698.1
Institutional Logics and the Challenges of Assembling Agri-Food Technologies

Monday, 16 July 2018: 15:30
Location: 205A (MTCC NORTH BUILDING)
Oral Presentation
Vaughan HIGGINS, Charles Sturt University, Australia
Melanie BRYANT, University of Tasmania, Australia
In a recent article, Carolan (2017) calls for a re-shaping of the debate around how sociologists think and talk about agri-food based technologies. Specifically, Carolan argues that debate should shift from one in which technology is part of a pre-established pattern of structural change and power relations, to a more relational approach that looks at the effects particular socio-technical forms engender. We expand on this argument by suggesting that a relational approach to technology should also be attentive to the fragile and contingent ways in which socio-technical forms are assembled and held together.
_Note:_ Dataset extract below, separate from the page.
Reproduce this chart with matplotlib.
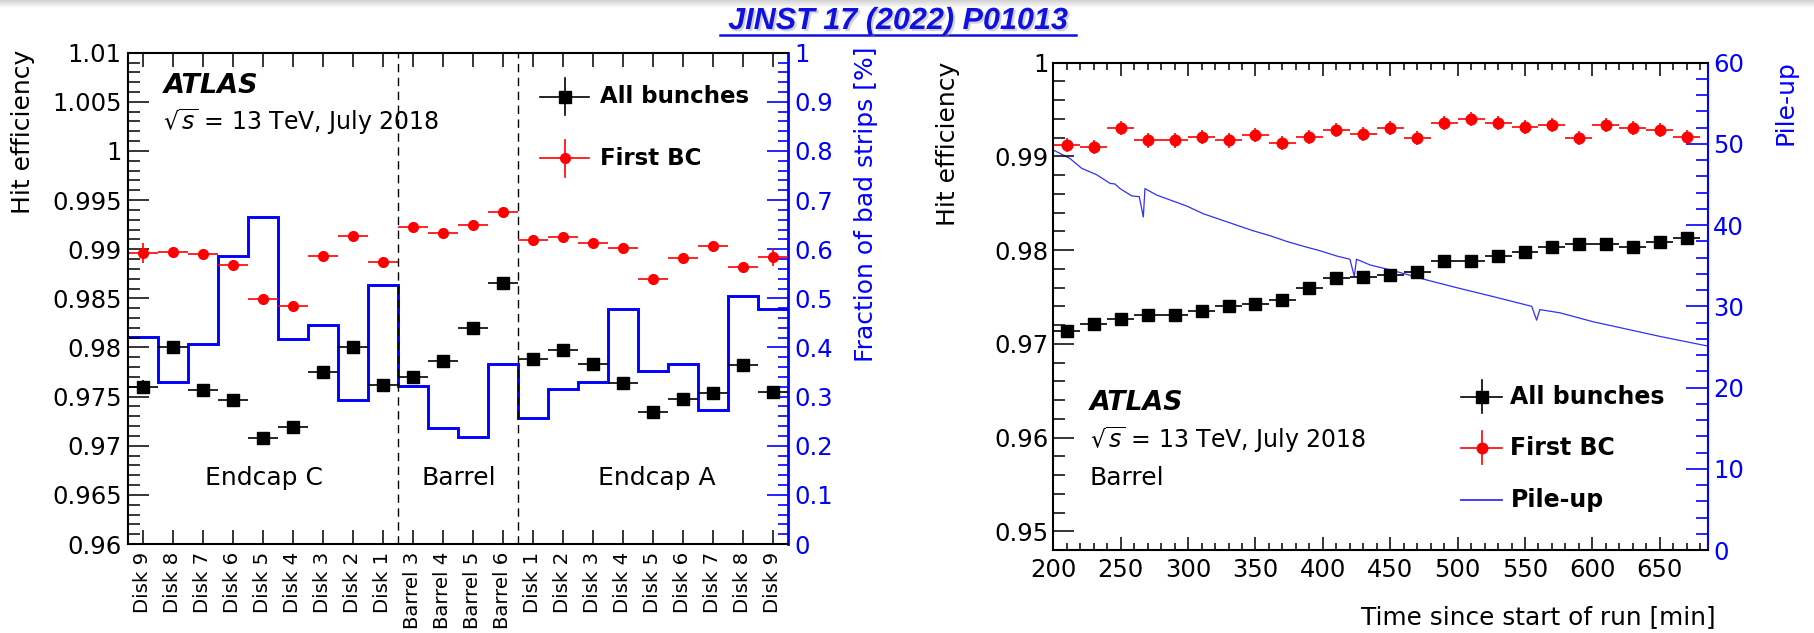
import numpy as np
import matplotlib
matplotlib.use('Agg')
import matplotlib.pyplot as plt
from matplotlib.ticker import MultipleLocator, FuncFormatter
from matplotlib.lines import Line2D
import matplotlib.patheffects as pe

plt.rcParams['font.family'] = ['DejaVu Sans']
plt.rcParams['mathtext.fontset'] = 'dejavusans'

# SCT layers, Endcap C -> Barrel -> Endcap A
layers = ['Disk 9', 'Disk 8', 'Disk 7', 'Disk 6', 'Disk 5', 'Disk 4', 'Disk 3', 'Disk 2', 'Disk 1',
          'Barrel 3', 'Barrel 4', 'Barrel 5', 'Barrel 6',
          'Disk 1', 'Disk 2', 'Disk 3', 'Disk 4', 'Disk 5', 'Disk 6', 'Disk 7', 'Disk 8', 'Disk 9']
eff_all = [0.9760, 0.9800, 0.9757, 0.9747, 0.9708, 0.9719, 0.9775, 0.9800, 0.9762,
           0.9770, 0.9786, 0.9820, 0.9866,
           0.9788, 0.9797, 0.9783, 0.9764, 0.9734, 0.9748, 0.9754, 0.9782, 0.9755]
err_all = [0.0007, 0.0003, 0.0003, 0.0003, 0.0003, 0.0003, 0.0003, 0.0003, 0.0003,
           0.0003, 0.0003, 0.0003, 0.0003,
           0.0003, 0.0003, 0.0003, 0.0003, 0.0003, 0.0003, 0.0003, 0.0003, 0.0006]
eff_first = [0.9896, 0.9897, 0.9895, 0.9884, 0.9849, 0.9842, 0.9893, 0.9913, 0.9887,
             0.9923, 0.9916, 0.9925, 0.9938,
             0.9909, 0.9912, 0.9906, 0.9901, 0.9870, 0.9891, 0.9903, 0.9882, 0.9892]
err_first = [0.0010, 0.0005, 0.0005, 0.0005, 0.0005, 0.0005, 0.0005, 0.0005, 0.0005,
             0.0005, 0.0005, 0.0005, 0.0005,
             0.0005, 0.0005, 0.0005, 0.0005, 0.0005, 0.0005, 0.0005, 0.0005, 0.0009]
bad_strips = [0.422, 0.330, 0.407, 0.586, 0.666, 0.417, 0.446, 0.293, 0.527,
              0.322, 0.237, 0.218, 0.366,
              0.256, 0.315, 0.330, 0.478, 0.352, 0.366, 0.273, 0.505, 0.478]
region_names = ['Endcap C', 'Barrel', 'Endcap A']

# barrel efficiency vs time since start of run
time_min = [210, 230, 250, 270, 290, 310, 330, 350, 370, 390, 410, 430,
            450, 470, 490, 510, 530, 550, 570, 590, 610, 630, 650, 670]
eff_all_t = [0.9714, 0.9721, 0.9726, 0.9731, 0.9731, 0.9735, 0.9740, 0.9743, 0.9747, 0.9760, 0.9770, 0.9771,
             0.9773, 0.9777, 0.9788, 0.9788, 0.9794, 0.9798, 0.9803, 0.9807, 0.9807, 0.9803, 0.9809, 0.9813]
eff_first_t = [0.9912, 0.9910, 0.9930, 0.9917, 0.9917, 0.9921, 0.9917, 0.9923, 0.9914, 0.9921, 0.9928, 0.9924,
               0.9930, 0.9920, 0.9936, 0.9940, 0.9936, 0.9931, 0.9934, 0.9920, 0.9934, 0.9930, 0.9928, 0.9921]
err_all_t = 0.0005
err_first_t = 0.00075
pileup_time = [200, 212.4, 221, 232.2, 242, 245.8, 249.5, 258.2, 263.8, 266.8, 268, 276.7, 286.6,
               299, 311.3, 323.7, 336, 348.4, 360.8, 373.1, 385.5, 397.8, 410.2, 420.1, 423.3,
               425, 435, 452.2, 477, 501.7, 526.4, 555, 558.6, 561, 576, 600.6, 625.4, 650, 686]
pileup = [49.25, 48.2, 47.0, 46.2, 45.15, 45.06, 44.5, 43.6, 43.5, 41.0, 44.5, 43.7, 43.1,
          42.35, 41.4, 40.7, 40.0, 39.3, 38.7, 38.0, 37.4, 36.85, 36.2, 35.8, 33.7,
          35.8, 35.1, 34.4, 33.25, 32.2, 31.2, 30.0, 28.3, 29.6, 29.2, 28.1, 27.2, 26.3, 25.1]

W, H = 1814, 633
BLUE = '#0000ff'
RED = '#ff0000'
FS = 17.5


def fx(x):
    return x / W


def fy(y):
    return 1 - y / H


fmt = FuncFormatter(lambda v, p: f'{v:g}')

fig = plt.figure(figsize=(W / 100, H / 100), dpi=100)

# slide shadow along the top edge
band = fig.add_axes([0, 1 - 8 / H, 1, 8 / H])
band.imshow(np.linspace(0.82, 1.0, 50).reshape(-1, 1), cmap='gray', vmin=0, vmax=1,
            aspect='auto', extent=[0, 1, 0, 1])
band.axis('off')

# ---------------- left: efficiency per layer ----------------
ax = fig.add_axes([fx(127.7), fy(544), fx(787.7) - fx(127.7), fy(52.7) - fy(544)])
ax2 = ax.twinx()
ax.set_zorder(ax2.get_zorder() + 1)
ax.patch.set_visible(False)

xpos = np.arange(len(layers))
ax2.stairs(bad_strips, np.arange(len(layers) + 1) - 0.5, baseline=None, color=BLUE, lw=2.1)
ax.errorbar(xpos, eff_all, xerr=0.5, yerr=err_all, fmt='s', color='k', ms=8,
            elinewidth=1.2, capsize=0)
ax.errorbar(xpos, eff_first, xerr=0.5, yerr=err_first, fmt='o', color=RED, ms=7,
            elinewidth=1.2, capsize=0)

for b in (8.5, 12.5):
    ax.axvline(b, color='k', lw=1.0, ls=(0, (6, 4)))

ax.set_xlim(-0.5, len(layers) - 0.5)
ax.set_ylim(0.96, 1.01)
ax2.set_ylim(0, 1)

ax.set_xticks(xpos)
ax.set_xticklabels(layers, rotation=90, fontsize=14.2, va='top')
ax.tick_params(axis='x', direction='in', length=10, width=1.1, top=True, pad=5.5)
ax.yaxis.set_major_locator(MultipleLocator(0.005))
ax.yaxis.set_minor_locator(MultipleLocator(0.001))
ax.yaxis.set_major_formatter(fmt)
ax.tick_params(axis='y', which='major', direction='in', length=15, width=1.1,
               labelsize=FS, pad=4.3, right=False)
ax.tick_params(axis='y', which='minor', direction='in', length=8.6, width=1.1, right=False)

ax2.yaxis.set_major_locator(MultipleLocator(0.1))
ax2.yaxis.set_minor_locator(MultipleLocator(0.02))
ax2.yaxis.set_major_formatter(fmt)
ax2.tick_params(axis='y', which='major', direction='in', length=15, width=1.2,
                colors=BLUE, labelsize=FS, pad=4.8)
ax2.tick_params(axis='y', which='minor', direction='in', length=7.2, width=1.2, colors=BLUE)

for s in ax.spines.values():
    s.set_linewidth(1.5)
ax.spines['right'].set_visible(False)
for k in ('top', 'left', 'bottom'):
    ax2.spines[k].set_visible(False)
ax2.spines['right'].set_color(BLUE)
ax2.spines['right'].set_linewidth(2)

fig.text(fx(23), fy(50), 'Hit efficiency', rotation=90, ha='center', va='top', fontsize=18)
fig.text(fx(866), fy(47), 'Fraction of bad strips [%]', rotation=90, ha='center', va='top',
         fontsize=18, color=BLUE)

fig.text(fx(163.8), fy(86), 'ATLAS', fontsize=19.5, weight='bold', style='italic', va='center')
fig.text(fx(163), fy(121.7), r'$\sqrt{s}$ = 13 TeV, July 2018', fontsize=17, va='center')
for name, xc in zip(region_names, (264, 459, 657)):
    fig.text(fx(xc), fy(478.3), name, fontsize=18, ha='center', va='center')

# legend keys
for yc, col, mk, ms, label in ((96.7, 'k', 's', 8, 'All bunches'), (158.3, RED, 'o', 7, 'First BC')):
    fig.add_artist(Line2D([fx(540), fx(589)], [fy(yc), fy(yc)], color=col, lw=1.2,
                          transform=fig.transFigure))
    fig.add_artist(Line2D([fx(564.5), fx(564.5)], [fy(yc - 18.5), fy(yc + 18.5)], color=col, lw=1.2,
                          transform=fig.transFigure))
    fig.add_artist(Line2D([fx(564.5)], [fy(yc)], marker=mk, ms=ms, color=col, ls='none',
                          transform=fig.transFigure))
    fig.text(fx(599.7), fy(yc), label, fontsize=16.5, weight='bold', va='center')

# ---------------- right: efficiency vs time ----------------
bx = fig.add_axes([fx(1053.3), fy(550), fx(1708.3) - fx(1053.3), fy(62.7) - fy(550)])
bx2 = bx.twinx()
bx.set_zorder(bx2.get_zorder() + 1)
bx.patch.set_visible(False)

bx2.plot(pileup_time, pileup, color='#3030ff', lw=0.9)
bx.errorbar(time_min, eff_all_t, xerr=10, yerr=err_all_t, fmt='s', color='k', ms=8.4,
            elinewidth=1.2, capsize=0)
bx.errorbar(time_min, eff_first_t, xerr=10, yerr=err_first_t, fmt='o', color=RED, ms=7.6,
            elinewidth=1.2, capsize=0)

bx.set_xlim(200, 686)
bx.set_ylim(0.948, 1.0)
bx2.set_ylim(0, 60)

bx.xaxis.set_major_locator(MultipleLocator(50))
bx.xaxis.set_minor_locator(MultipleLocator(10))
bx.tick_params(axis='x', which='major', direction='in', length=9.4, width=1.1, top=True,
               labelsize=FS, pad=5.8)
bx.tick_params(axis='x', which='minor', direction='in', length=5, width=1.1, top=True)
bx.yaxis.set_major_locator(MultipleLocator(0.01))
bx.yaxis.set_minor_locator(MultipleLocator(0.002))
bx.yaxis.set_major_formatter(fmt)
bx.tick_params(axis='y', which='major', direction='in', length=15, width=1.1,
               labelsize=FS, pad=3.3, right=False)
bx.tick_params(axis='y', which='minor', direction='in', length=8.6, width=1.1, right=False)

bx2.yaxis.set_major_locator(MultipleLocator(10))
bx2.yaxis.set_minor_locator(MultipleLocator(2))
bx2.yaxis.set_major_formatter(fmt)
bx2.tick_params(axis='y', which='major', direction='in', length=15.5, width=1.2,
                colors=BLUE, labelsize=FS, pad=3.6)
bx2.tick_params(axis='y', which='minor', direction='in', length=8.6, width=1.2, colors=BLUE)

for s in bx.spines.values():
    s.set_linewidth(1.5)
bx.spines['right'].set_visible(False)
for k in ('top', 'left', 'bottom'):
    bx2.spines[k].set_visible(False)
bx2.spines['right'].set_color(BLUE)
bx2.spines['right'].set_linewidth(1.5)

fig.text(fx(948), fy(62), 'Hit efficiency', rotation=90, ha='center', va='top', fontsize=18)
fig.text(fx(1786), fy(60), 'Pile-up', rotation=90, ha='center', va='top', fontsize=18, color=BLUE)
fig.text(fx(1716), fy(616.7), 'Time since start of run [min]', ha='right', va='center', fontsize=17.8)

fig.text(fx(1089.5), fy(403), 'ATLAS', fontsize=19.3, weight='bold', style='italic', va='center')
fig.text(fx(1090), fy(440), r'$\sqrt{s}$ = 13 TeV, July 2018', fontsize=17, va='center')
fig.text(fx(1090), fy(478.3), 'Barrel', fontsize=18, va='center')

for yc, col, mk, ms, label in ((396.7, 'k', 's', 8.4, 'All bunches'), (447.7, RED, 'o', 7.6, 'First BC')):
    fig.add_artist(Line2D([fx(1461), fx(1502)], [fy(yc), fy(yc)], color=col, lw=1.2,
                          transform=fig.transFigure))
    fig.add_artist(Line2D([fx(1481.5), fx(1481.5)], [fy(yc - 16.5), fy(yc + 16.5)], color=col, lw=1.2,
                          transform=fig.transFigure))
    fig.add_artist(Line2D([fx(1481.5)], [fy(yc)], marker=mk, ms=ms, color=col, ls='none',
                          transform=fig.transFigure))
    fig.text(fx(1510.5), fy(yc), label, fontsize=17, weight='bold', va='center')
fig.add_artist(Line2D([fx(1461), fx(1502)], [fy(500), fy(500)], color='#3030ff', lw=1.3,
                      transform=fig.transFigure))
fig.text(fx(1510.5), fy(500), 'Pile-up', fontsize=17, weight='bold', va='center')

# reference header
fig.text(fx(898), fy(21), 'JINST 17 (2022) P01013', fontsize=22, style='italic', weight='bold',
         family=['Liberation Sans', 'DejaVu Sans'], color='#1010e0', ha='center', va='center',
         path_effects=[pe.withSimplePatchShadow(offset=(1.5, -1.5), shadow_rgbFace='#9090a0', alpha=0.4)])
fig.add_artist(Line2D([fx(720), fx(1076)], [fy(35), fy(35)], color='#1010e0', lw=1.8,
                      transform=fig.transFigure))

fig.savefig('out.png', dpi=100)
This issue has been given limited attention to date, and is one that we engage with in this paper through the application of an institutional logics framework. Institutional logics are the broad social and belief systems in which institutions operate that shape members’ behaviours and cognitions. Central to the theory of institutional logics is the notion of the shared logic in which a common belief system guides and shapes the behaviour of all actors. Drawing upon qualitative data from a project focusing on the social factors influencing technology adoption in the Australian rice industry, we argue that efforts to implement new technology are complicated by tensions that arise within and across institutional logics that operate at different levels of policy practice.Specifically, we are interested in how different actors within the same industry interpret shared institutional logics and the ambiguities that arise in relation to the prioritising of different technologies and change initiatives. In doing so, we focus on three particular logics: a) the strategic-technical logic, which guide the overall strategy of the industry; b) the tactical-epistemic logic that guides the implementation of technology, and c) the operational-material logic, which guides the promotion of new technology at farm-level.